Short problem: Using the listing below, give again exactly the lines from the line with "Reproduce this chart with matplotlib." to the line with "mec='#4a0000', mew=1.0, zorder=4)", inclusive, without the pictures.

Records shown:
## START
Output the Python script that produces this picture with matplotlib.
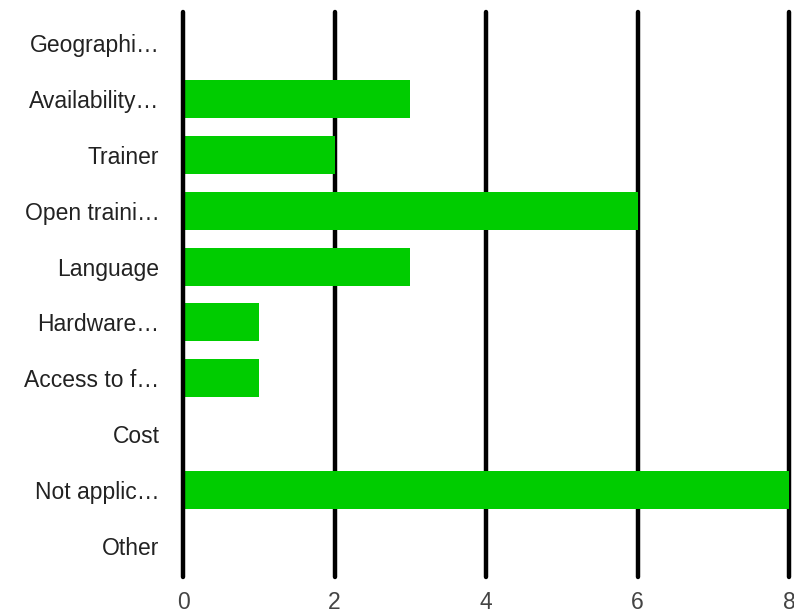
import matplotlib.pyplot as plt

labels = ['Geographi…', 'Availability…', 'Trainer', 'Open traini…', 'Language',
          'Hardware…', 'Access to f…', 'Cost', 'Not applic…', 'Other']
values = [0, 3, 2, 6, 3, 1, 1, 0, 8, 0]
xticks = [0, 2, 4, 6, 8]

plt.rcParams['font.family'] = ['Liberation Sans', 'DejaVu Sans']

fig = plt.figure(figsize=(7.94, 6.15), dpi=100)
ax = fig.add_axes([183 / 794, 38 / 615, 611 / 794, 565 / 615])

pos = list(range(len(labels)))
ax.barh(pos, values, height=0.68, color='#00cc00', zorder=3)

for t in xticks:
    # baseline sits on top of the bars, the other lines behind
    ax.axvline(t, color='black', linewidth=3.2, solid_capstyle='round',
               zorder=4 if t == 0 else 2, clip_on=False)

ax.set_xlim(0, 8 * 611 / 606)
ax.set_ylim(9.55, -0.55)
ax.set_yticks(pos)
ax.set_yticklabels(labels, fontsize=16.5, color='#222222')
ax.set_xticks(xticks)
ax.set_xticklabels([str(t) for t in xticks], fontsize=16.5, color='#444444')
ax.tick_params(axis='y', length=0, pad=17)
ax.tick_params(axis='x', length=0, pad=10)
for s in ax.spines.values():
    s.set_visible(False)

fig.savefig('out.png', dpi=100)
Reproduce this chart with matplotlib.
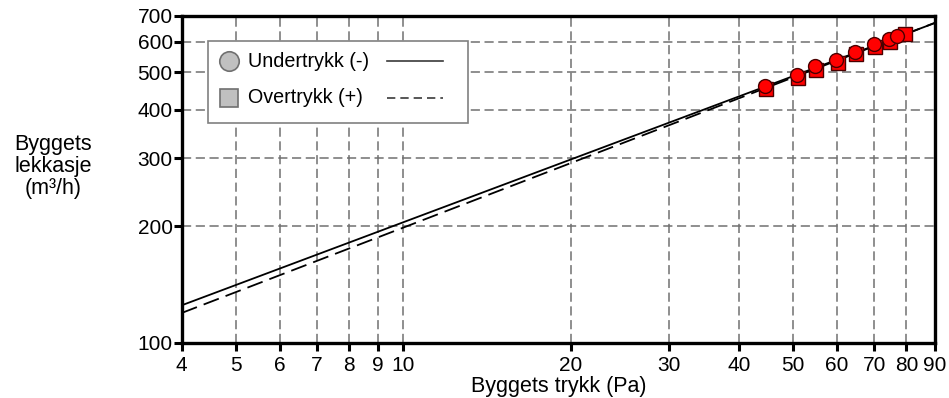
import numpy as np
import matplotlib
matplotlib.use("Agg")
import matplotlib.pyplot as plt
from matplotlib.patches import Rectangle
from matplotlib.lines import Line2D

plt.rcParams['font.family'] = ['Liberation Sans', 'DejaVu Sans']

# Measured points: building pressure (Pa) and leakage (m3/h)
under_dp = [44.6, 50.8, 54.8, 59.9, 64.6, 69.9, 74.4, 76.8]
under_q = [461, 492, 520, 539, 566, 591, 609, 621]
over_dp = [44.8, 51.2, 55.0, 60.2, 65.0, 70.3, 74.8, 79.5]
over_q = [452, 483, 508, 530, 557, 580, 601, 628]

# Power-law fits Q = C * dp^n
under_C, under_n = 59.1, 0.540
over_C, over_n = 55.3, 0.555

x_ticks = [4, 5, 6, 7, 8, 9, 10, 20, 30, 40, 50, 60, 70, 80, 90]
y_ticks = [100, 200, 300, 400, 500, 600, 700]

fig = plt.figure(figsize=(9.49, 3.98), dpi=100)
ax = fig.add_axes([0.1915, 0.139, 0.7937, 0.821])
ax.set_xscale('log')
ax.set_yscale('log')
ax.set_xlim(4, 90)
ax.set_ylim(100, 700)

# grid
for xv in x_ticks[1:-1]:
    ax.axvline(xv, color='#707070', lw=1.1, ls=(0, (6, 3)), zorder=1)
for yv in y_ticks[1:-1]:
    ax.axhline(yv, color='#707070', lw=1.1, ls=(0, (6, 3)), zorder=1)

# fitted lines
dp = np.geomspace(4, 90, 200)
ax.plot(dp, under_C * dp ** under_n, color='black', lw=1.3, zorder=2)
ax.plot(dp, over_C * dp ** over_n, color='black', lw=1.3, ls=(0, (9, 4)), zorder=2)

# measurements
ax.plot(over_dp, over_q, 's', ms=9.5, mfc='#ff0000', mec='#4a0000', mew=1.0, zorder=3)
ax.plot(under_dp, under_q, 'o', ms=10, mfc='#ff0000', mec='#4a0000', mew=1.0, zorder=4)

ax.xaxis.set_major_locator(matplotlib.ticker.FixedLocator(x_ticks))
ax.xaxis.set_minor_locator(matplotlib.ticker.NullLocator())
ax.xaxis.set_major_formatter(matplotlib.ticker.FixedFormatter([str(v) for v in x_ticks]))
ax.yaxis.set_major_locator(matplotlib.ticker.FixedLocator(y_ticks))
ax.yaxis.set_minor_locator(matplotlib.ticker.NullLocator())
ax.yaxis.set_major_formatter(matplotlib.ticker.FixedFormatter([str(v) for v in y_ticks]))
ax.tick_params(axis='both', direction='out', length=6, width=2.2, labelsize=15, color='black')
ax.tick_params(axis='x', pad=3.5)
ax.tick_params(axis='y', pad=0.5)

for s in ax.spines.values():
    s.set_linewidth(2.4)
    s.set_color('black')

fig.text(0.056, 0.582, 'Byggets\nlekkasje\n(m³/h)', ha='center', va='center', fontsize=15.5, linespacing=1.05)
ax.set_xlabel('Byggets trykk (Pa)', fontsize=15.5, labelpad=1)

# legend box
lx0, ly0, lx1, ly1 = 0.0345, 0.672, 0.380, 0.923
ax.add_patch(Rectangle((lx0, ly0), lx1 - lx0, ly1 - ly0, transform=ax.transAxes, facecolor='white',
                       edgecolor='#808080', lw=1.2, zorder=5))
rows = [(0.862, 'o', 'Undertrykk (-)', '-'), (0.750, 's', 'Overtrykk (+)', (0, (5, 3)))]
for yy, mk, lab, ls in rows:
    ax.add_line(Line2D([0.0624], [yy], marker=mk, ms=14 if mk == 'o' else 12.5, mfc='#c0c0c0',
                       mec='#707070', mew=1.2, transform=ax.transAxes, zorder=6))
    ax.text(0.0876, yy, lab, transform=ax.transAxes, fontsize=14.2, va='center', ha='left', zorder=6)
    ax.add_line(Line2D([0.272, 0.347], [yy, yy], color='#3a3a3a', lw=1.2, ls=ls,
                       transform=ax.transAxes, zorder=6))

fig.savefig('out.png', dpi=100)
## END
Task solution:
Reproduce this chart with matplotlib.
import numpy as np
import matplotlib
matplotlib.use("Agg")
import matplotlib.pyplot as plt
from matplotlib.patches import Rectangle
from matplotlib.lines import Line2D

plt.rcParams['font.family'] = ['Liberation Sans', 'DejaVu Sans']

# Measured points: building pressure (Pa) and leakage (m3/h)
under_dp = [44.6, 50.8, 54.8, 59.9, 64.6, 69.9, 74.4, 76.8]
under_q = [461, 492, 520, 539, 566, 591, 609, 621]
over_dp = [44.8, 51.2, 55.0, 60.2, 65.0, 70.3, 74.8, 79.5]
over_q = [452, 483, 508, 530, 557, 580, 601, 628]

# Power-law fits Q = C * dp^n
under_C, under_n = 59.1, 0.540
over_C, over_n = 55.3, 0.555

x_ticks = [4, 5, 6, 7, 8, 9, 10, 20, 30, 40, 50, 60, 70, 80, 90]
y_ticks = [100, 200, 300, 400, 500, 600, 700]

fig = plt.figure(figsize=(9.49, 3.98), dpi=100)
ax = fig.add_axes([0.1915, 0.139, 0.7937, 0.821])
ax.set_xscale('log')
ax.set_yscale('log')
ax.set_xlim(4, 90)
ax.set_ylim(100, 700)

# grid
for xv in x_ticks[1:-1]:
    ax.axvline(xv, color='#707070', lw=1.1, ls=(0, (6, 3)), zorder=1)
for yv in y_ticks[1:-1]:
    ax.axhline(yv, color='#707070', lw=1.1, ls=(0, (6, 3)), zorder=1)

# fitted lines
dp = np.geomspace(4, 90, 200)
ax.plot(dp, under_C * dp ** under_n, color='black', lw=1.3, zorder=2)
ax.plot(dp, over_C * dp ** over_n, color='black', lw=1.3, ls=(0, (9, 4)), zorder=2)

# measurements
ax.plot(over_dp, over_q, 's', ms=9.5, mfc='#ff0000', mec='#4a0000', mew=1.0, zorder=3)
ax.plot(under_dp, under_q, 'o', ms=10, mfc='#ff0000', mec='#4a0000', mew=1.0, zorder=4)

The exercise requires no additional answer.